What is the €5,000 minimum tax for non-doms?
A resident non-dom whose foreign income is 35,000 EUR or more in a year, and who does not remit all of it, pays a minimum of 5,000 EUR in Maltese tax. Tax you already pay on Maltese-source income counts toward the 5,000 EUR, so it is a floor on your total Malta tax, not an extra charge. It is not absolute: it can be reduced by double-taxation relief, or by electing to be taxed on worldwide income when that costs less. Married couples share one 35,000 EUR threshold and one 5,000 EUR minimum.
Does Malta tax foreign income?
Only if you are domiciled in Malta, or if you are a non-dom and bring the foreign income into Malta. A resident non-dom who leaves foreign income in a foreign account pays no Maltese tax on it. Foreign capital gains are never taxed for a non-dom, even when the money is transferred to a Maltese bank account.
Am I a tax resident in Malta?
You become tax resident if you spend more than 183 days in Malta in a calendar year, or from your arrival date if you move intending to settle here. Tax residence is about days and substance (a lease, utility bills, local ties), while domicile is your permanent home country, which does not change just because you live in Malta.

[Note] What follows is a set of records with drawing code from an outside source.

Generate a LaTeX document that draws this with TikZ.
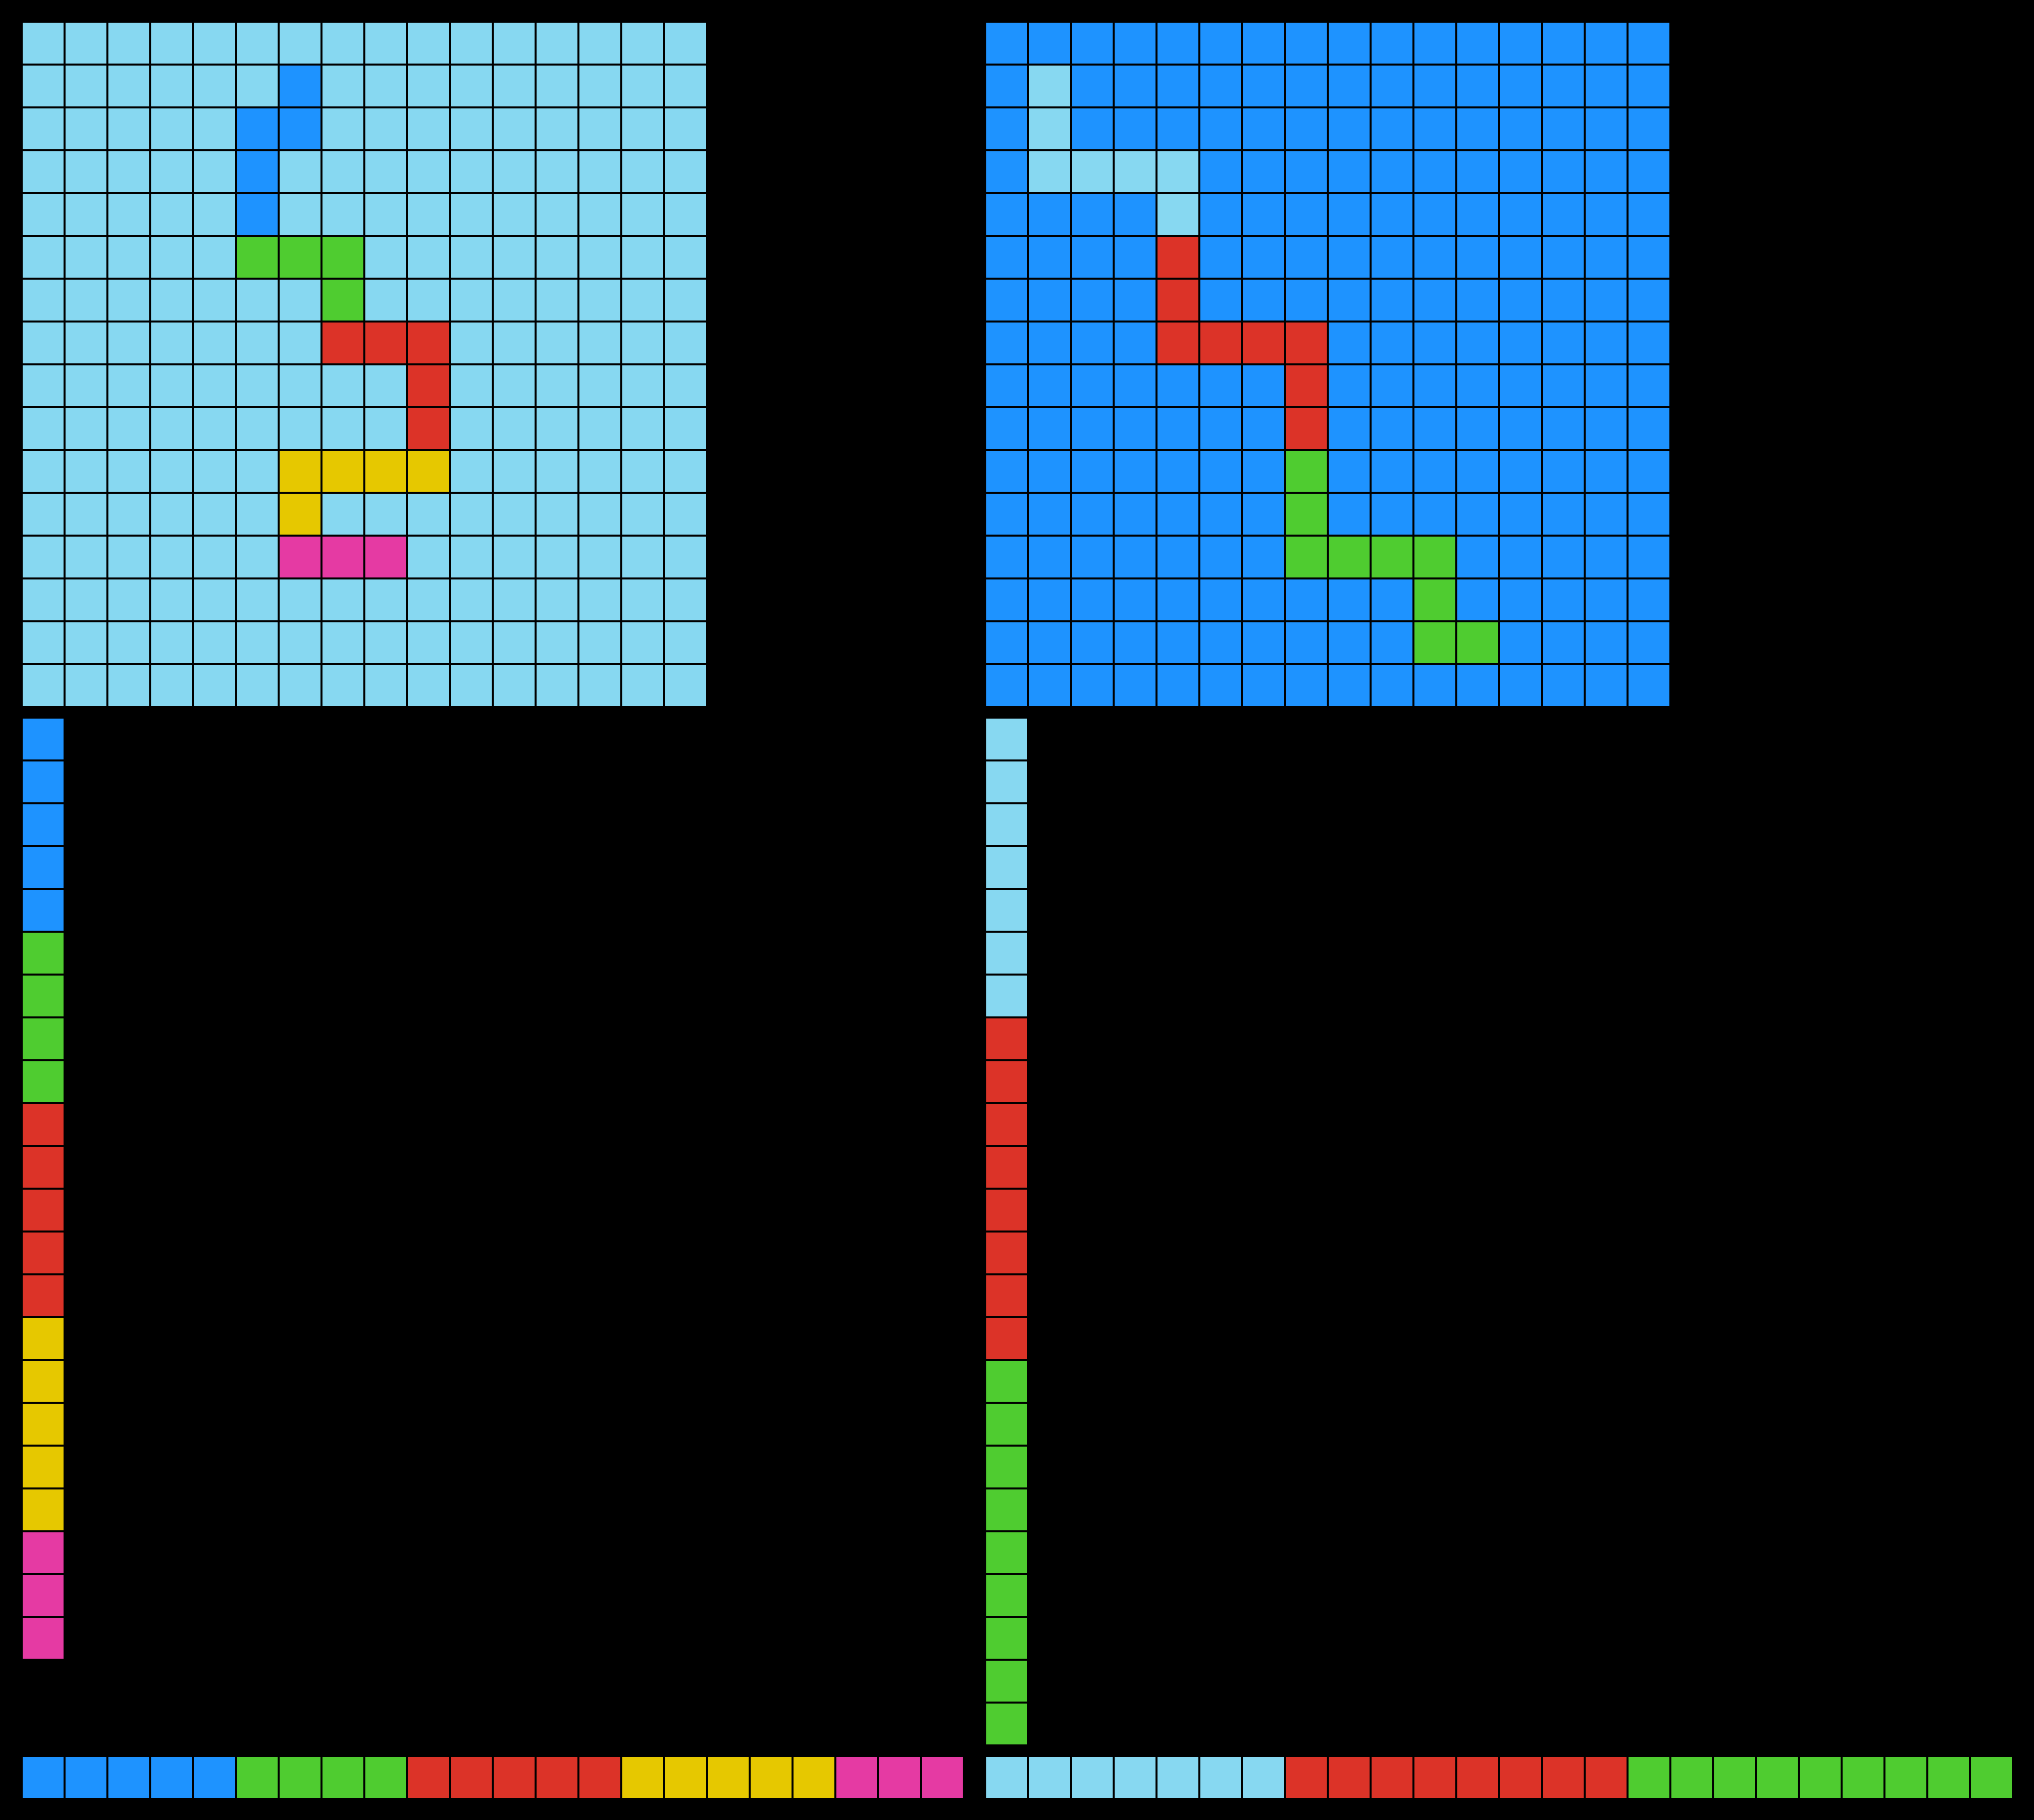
\documentclass[tikz,border=0pt]{standalone}
\usepackage{tikz}
\definecolor{arcsky}{HTML}{87D8F1}
\definecolor{arcblue}{HTML}{1E93FF}
\definecolor{arcgreen}{HTML}{4FCC30}
\definecolor{arcred}{HTML}{DC3328}
\definecolor{arcyellow}{HTML}{E6C800}
\definecolor{arcpink}{HTML}{E53AA3}
\tikzstyle{tile}=[draw=none]
% one square of a grid: origin x, origin y, column, row, colour
\newcommand{\gridcell}[5]{\fill[tile,#5] ({#1+64*#3},{#2+64*#4}) rectangle +(61,61);}

\begin{document}
\begin{tikzpicture}[x=0.1mm,y=-0.1mm]
            \fill[black] (0,0) rectangle (3040,2720);
            % left grid
            \foreach \c in {0,...,15} \foreach \r in {0,...,15} {\gridcell{34}{34}{\c}{\r}{arcsky}}
            \foreach \c/\r in {6/1,5/2,6/2,5/3,5/4} {\gridcell{34}{34}{\c}{\r}{arcblue}}
            \foreach \c/\r in {5/5,6/5,7/5,7/6} {\gridcell{34}{34}{\c}{\r}{arcgreen}}
            \foreach \c/\r in {7/7,8/7,9/7,9/8,9/9} {\gridcell{34}{34}{\c}{\r}{arcred}}
            \foreach \c/\r in {6/10,7/10,8/10,9/10,6/11} {\gridcell{34}{34}{\c}{\r}{arcyellow}}
            \foreach \c/\r in {6/12,7/12,8/12} {\gridcell{34}{34}{\c}{\r}{arcpink}}
            % right grid
            \foreach \c in {0,...,15} \foreach \r in {0,...,15} {\gridcell{1474}{34}{\c}{\r}{arcblue}}
            \foreach \c/\r in {1/1,1/2,1/3,2/3,3/3,4/3,4/4} {\gridcell{1474}{34}{\c}{\r}{arcsky}}
            \foreach \c/\r in {4/5,4/6,4/7,5/7,6/7,7/7,7/8,7/9} {\gridcell{1474}{34}{\c}{\r}{arcred}}
            \foreach \c/\r in {7/10,7/11,7/12,8/12,9/12,10/12,10/13,10/14,11/14} {\gridcell{1474}{34}{\c}{\r}{arcgreen}}
            % left column and row
            \foreach \i/\col in {0/arcblue,1/arcblue,2/arcblue,3/arcblue,4/arcblue,
                5/arcgreen,6/arcgreen,7/arcgreen,8/arcgreen,
                9/arcred,10/arcred,11/arcred,12/arcred,13/arcred,
                14/arcyellow,15/arcyellow,16/arcyellow,17/arcyellow,18/arcyellow,
                19/arcpink,20/arcpink,21/arcpink}
                {\gridcell{34}{1074}{0}{\i}{\col} \gridcell{34}{2626}{\i}{0}{\col}}
            % right column and row
            \foreach \i/\col in {0/arcsky,1/arcsky,2/arcsky,3/arcsky,4/arcsky,5/arcsky,6/arcsky,
                7/arcred,8/arcred,9/arcred,10/arcred,11/arcred,12/arcred,13/arcred,14/arcred,
                15/arcgreen,16/arcgreen,17/arcgreen,18/arcgreen,19/arcgreen,20/arcgreen,21/arcgreen,22/arcgreen,23/arcgreen}
                {\gridcell{1474}{1074}{0}{\i}{\col} \gridcell{1474}{2626}{\i}{0}{\col}}
        \end{tikzpicture}
\end{document}
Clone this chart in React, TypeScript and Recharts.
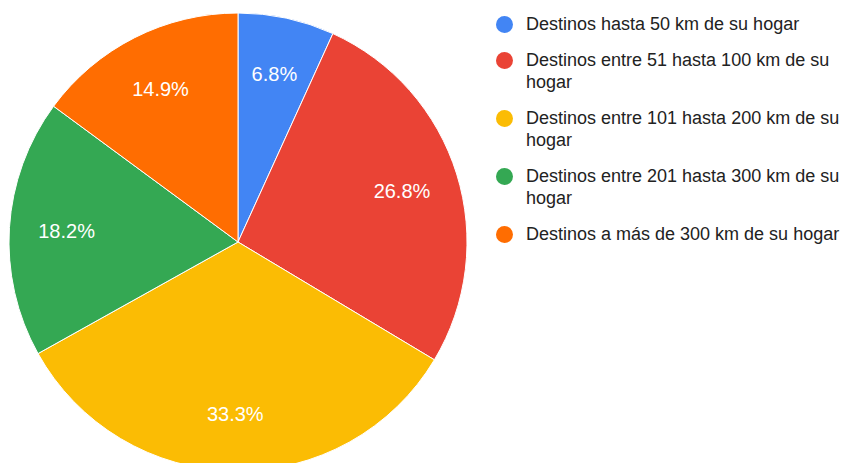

What counts as remitting income to Malta?
Bringing foreign income into Malta in any form: transferring it to a Maltese bank account, receiving it there, paying for something in Malta with a foreign card funded by that income, or settling a Maltese bill with it. The practical fix is to keep pre-arrival capital and post-arrival income in separate accounts so a transfer is clearly one or the other.
How much tax does a non-dom actually pay in Malta?
It depends entirely on your Maltese income and how much foreign income you remit. Someone with a modest Maltese salary who keeps investment income abroad often pays just the 5,000 EUR minimum. Someone drawing most of their income into Malta pays normal progressive rates of 0% to 35% on the total. The calculator above shows your figure for both situations.